With many film personalities urging Vijay Sethupathi to opt out of cricketer Muttiah Muralitharan’s biopic ‘800’, Radikaa Sarathkumar has come to the actor’s support.
Radikaa, who played Vijay Sethupathi’s mother in Seenu Ramasamy-directed ‘Dharmadurai’ and Vignesh Shivan-helmed ‘Naanum Rowdy Dhaan’, posted, “#muthaiyamuralitharan biopic &asking @VijaySethuOffl not to act do these people hav no work??”
Going a step further, she added: “Why not ask @SunRisers why he is the head coach, team belongs to a Tamilian with political affiliations?VSP is an actor, and do not curb an actor. VSP&cricket both don’t warrant nonsense”.
She also said, “The owners of #Sunrisers, & #SunTV, though they have political affiliations, all these decades they could distinctly & professionally handle politics, sports & entertainment with due credits. Why not our film industry look at entertainment away from political view point.

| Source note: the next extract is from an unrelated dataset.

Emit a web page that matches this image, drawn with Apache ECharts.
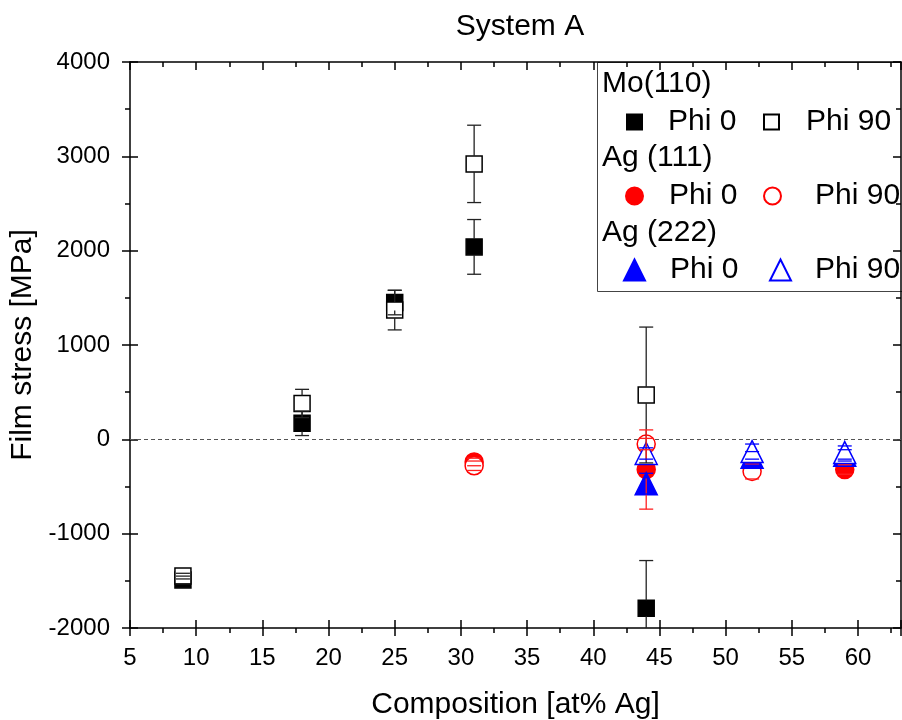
<!DOCTYPE html>
<html><head><meta charset="utf-8">
<script src="https://cdn.jsdelivr.net/npm/echarts@6/dist/echarts.min.js"></script>
<style>html,body{margin:0;padding:0;background:#fff}#c{width:902px;height:720px}</style>
</head><body><div id="c"></div>
<script>
// ---- data ----
const groups = ['Mo(110)', 'Ag (111)', 'Ag (222)'];
const phases = ['Phi 0', 'Phi 90'];

const moX = [9, 18, 25, 31, 44];
const moPhi0 = [-1490, 170, 1450, 2040, -1790];
const moPhi0Err = [40, 130, 130, 290, 505];
const moPhi90 = [-1450, 380, 1370, 2920, 470];
const moPhi90Err = [30, 150, 210, 410, 720];

const ag111Phi0X = [31, 44, 59];
const ag111Phi0 = [-240, -320, -320];
const ag111Phi0Err = [40, 420, 50];
const ag111Phi90X = [31, 44, 52];
const ag111Phi90 = [-280, -50, -340];
const ag111Phi90Err = [50, 60, 80];

const ag222X = [44, 52, 59];
const ag222Phi0 = [-470, -190, -170];
const ag222Phi0Err = [110, 60, 60];
const ag222Phi90 = [-150, -130, -140];
const ag222Phi90Err = [60, 80, 70];

const xTicks = [5, 10, 15, 20, 25, 30, 35, 40, 45, 50, 55, 60];
const yTicks = [-2000, -1000, 0, 1000, 2000, 3000, 4000];
const xMax = 63.25;

// ---- build ----
const FONT = 'Liberation Sans, Arial, sans-serif';
const BIG = 30;
const zip = (xs, ys) => xs.map((x, i) => [x, ys[i]]);
const zip3 = (xs, ys, es) => xs.map((x, i) => [x, ys[i], es[i]]);

const defs = [
  {g:0, p:0, x:moX, y:moPhi0, e:moPhi0Err, symbol:'rect', size:16, color:'#000', fill:'#000', ecol:'#222'},
  {g:0, p:1, x:moX, y:moPhi90, e:moPhi90Err, symbol:'rect', size:16, color:'#000', fill:'#fff', ecol:'#222'},
  {g:1, p:0, x:ag111Phi0X, y:ag111Phi0, e:ag111Phi0Err, symbol:'circle', size:18, color:'#ff0000', fill:'#ff0000', ecol:'#ff2020'},
  {g:1, p:1, x:ag111Phi90X, y:ag111Phi90, e:ag111Phi90Err, symbol:'circle', size:18, color:'#ff0000', fill:'#fff', ecol:'#ff2020'},
  {g:2, p:0, x:ag222X, y:ag222Phi0, e:ag222Phi0Err, symbol:'triangle', size:22, color:'#0000ff', fill:'#0000ff', ecol:'#0000ff'},
  {g:2, p:1, x:ag222X, y:ag222Phi90, e:ag222Phi90Err, symbol:'triangle', size:22, color:'#0000ff', fill:'#fff', ecol:'#0000ff'}
];

const series = [];
defs.forEach((d, i) => {
  const name = groups[d.g] + '|' + phases[d.p];
  const s = {
    name: name, type: 'scatter', xAxisIndex: 0, yAxisIndex: 0,
    symbol: d.symbol, symbolSize: d.size, z: 2 + i * 0.01,
    itemStyle: {color: d.fill, borderColor: d.color, borderWidth: 1.5, opacity: 1},
    emphasis: {disabled: true},
    data: zip(d.x, d.y)
  };
  if (i === 0) {
    s.markLine = {
      silent: true, symbol: ['none', 'none'], label: {show: false},
      lineStyle: {color: '#555', type: [4, 3], width: 1},
      data: [{yAxis: 0}], animation: false, z: 1
    };
  }
  series.push(s);
  const half = d.size / 2;
  series.push({
    type: 'custom', xAxisIndex: 0, yAxisIndex: 0, clip: true, z: 3 + i * 0.01,
    silent: true,
    data: zip3(d.x, d.y, d.e),
    renderItem: (params, api) => {
      const x = api.value(0), y = api.value(1), e = api.value(2);
      const c = api.coord([x, y]);
      const t = api.coord([x, y + e]);
      const b = api.coord([x, y - e]);
      const st = {stroke: d.ecol, lineWidth: 1.3};
      const ch = [];
      if (t[1] < c[1] - half) ch.push({type: 'line', shape: {x1: c[0], y1: c[1] - half, x2: c[0], y2: t[1]}, style: st});
      if (b[1] > c[1] + half) ch.push({type: 'line', shape: {x1: c[0], y1: c[1] + half, x2: c[0], y2: b[1]}, style: st});
      ch.push({type: 'line', shape: {x1: c[0] - 7, y1: t[1], x2: c[0] + 7, y2: t[1]}, style: st});
      ch.push({type: 'line', shape: {x1: c[0] - 7, y1: b[1], x2: c[0] + 7, y2: b[1]}, style: st});
      return {type: 'group', children: ch};
    }
  });
});

// legends: one per item for precise placement
const legendPos = [
  {left: 626, top: 106, pad: 21},
  {left: 763, top: 106, pad: 22},
  {left: 625, top: 180, pad: 21},
  {left: 763, top: 180, pad: 29},
  {left: 623, top: 254, pad: 20},
  {left: 769, top: 254, pad: 19}
];
const legends = defs.map((d, i) => ({
  data: [groups[d.g] + '|' + phases[d.p]],
  left: legendPos[i].left, top: legendPos[i].top, padding: 0, z: 10,
  itemWidth: d.size - 1, itemHeight: d.size - 1, selectedMode: false,
  formatter: n => n.split('|')[1],
  textStyle: {fontSize: BIG, fontFamily: FONT, color: '#000', padding: [0, 0, 0, legendPos[i].pad], lineHeight: 32}
}));

const headerY = [86, 160, 235];
const graphic = {
  z: 8,
  elements: [
    {type: 'rect', left: 597, top: 62, z: 0, shape: {width: 310, height: 229}, style: {fill: '#fff', stroke: '#444', lineWidth: 1}}
  ].concat(groups.map((g, i) => ({
    type: 'text', left: 602, top: headerY[i] - 17, z: 1,
    style: {text: g, font: BIG + 'px ' + FONT, fill: '#000'}
  })))
};

const axisCommon = {
  type: 'value', splitLine: {show: false}
};
const black = {color: '#000', width: 1.5};
const plain = v => String(v);

const option = {
  animation: false,
  backgroundColor: '#fff',
  textStyle: {fontFamily: FONT},
  title: {text: 'System A', left: 515, top: 7, textAlign: 'center',
    textStyle: {fontSize: BIG, fontWeight: 'normal', color: '#000', fontFamily: FONT}},
  grid: {left: 130, right: 1, top: 62, bottom: 92, containLabel: false, outerBoundsMode: 'none'},
  legend: legends,
  graphic: graphic,
  xAxis: [
    Object.assign({}, axisCommon, {
      min: xTicks[0], max: xMax, interval: 5, position: 'bottom',
      axisLine: {show: true, onZero: false, lineStyle: black},
      axisTick: {show: true, inside: false, length: 8, lineStyle: black},
      minorTick: {show: true, splitNumber: 2, length: 5, lineStyle: black},
      axisLabel: {fontSize: 24, color: '#000', margin: 18, showMaxLabel: false, fontFamily: FONT, formatter: plain},
      name: 'Composition [at% Ag]', nameLocation: 'middle', nameGap: 62,
      nameTextStyle: {fontSize: BIG, color: '#000', fontFamily: FONT}
    }),
    Object.assign({}, axisCommon, {
      min: xTicks[0], max: xMax, interval: 5, position: 'bottom',
      axisLine: {show: false, onZero: false},
      axisTick: {show: true, inside: true, length: 8, lineStyle: black},
      axisLabel: {show: false}
    }),
    Object.assign({}, axisCommon, {
      min: xTicks[0], max: xMax, interval: 5, position: 'top',
      axisLine: {show: true, onZero: false, lineStyle: black},
      axisTick: {show: true, inside: true, length: 8, lineStyle: black},
      minorTick: {show: true, splitNumber: 2, length: 5, lineStyle: black},
      axisLabel: {show: false}
    })
  ],
  yAxis: [
    Object.assign({}, axisCommon, {
      min: yTicks[0], max: yTicks[yTicks.length - 1], interval: 1000, position: 'left',
      axisLine: {show: true, onZero: false, lineStyle: black},
      axisTick: {show: true, inside: false, length: 8, lineStyle: black},
      minorTick: {show: true, splitNumber: 2, length: 5, lineStyle: black},
      axisLabel: {fontSize: 24, color: '#000', margin: 20, fontFamily: FONT, formatter: plain},
      name: 'Film stress [MPa]', nameLocation: 'middle', nameGap: 81,
      nameTextStyle: {fontSize: BIG, color: '#000', fontFamily: FONT}
    }),
    Object.assign({}, axisCommon, {
      min: yTicks[0], max: yTicks[yTicks.length - 1], interval: 1000, position: 'left',
      axisLine: {show: false, onZero: false},
      axisTick: {show: true, inside: true, length: 8, lineStyle: black},
      axisLabel: {show: false}
    }),
    Object.assign({}, axisCommon, {
      min: yTicks[0], max: yTicks[yTicks.length - 1], interval: 1000, position: 'right',
      axisLine: {show: true, onZero: false, lineStyle: black},
      axisTick: {show: true, inside: true, length: 8, lineStyle: black},
      minorTick: {show: true, splitNumber: 2, length: 5, lineStyle: black},
      axisLabel: {show: false}
    })
  ],
  series: series
};

const chart = echarts.init(document.getElementById('c'), null, {renderer: 'canvas'});
chart.setOption(option);
</script>
</body></html>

My intention of that tweet was not to create any room for controversies but was to support the film industry and the connected artists within prejudices. That’s why I brought in #Sunrisers name as a testimony of non biased, neutral and professional approach.”
Meanwhile, Muttiah said in a statement, “When the production house approached me for the film, I was first reluctant to give my nod. I then thought that the film would highlight the struggle of my parents, the contribution of my coaches and teachers and everyone who have been part of my journey.
My family had its humble beginnings in a tea estate in Sri Lanka. The most affected in the 30-year long civil war in Sri Lanka were the Hill Country Tamils. Our life began in a conflict zone.
The film ‘800’ talks about how I overcame all these hurdles and managed to succeed in cricket. Is it my fault that I was born a Sri Lankan Tamil? If I was born in India, I would have definitely tried to be part of the Indian team. Since I am part of the Sri Lankan team, I have always been misunderstood. An unnecessary controversy has erupted saying that I am against Tamils, thus giving the film, a political colour.”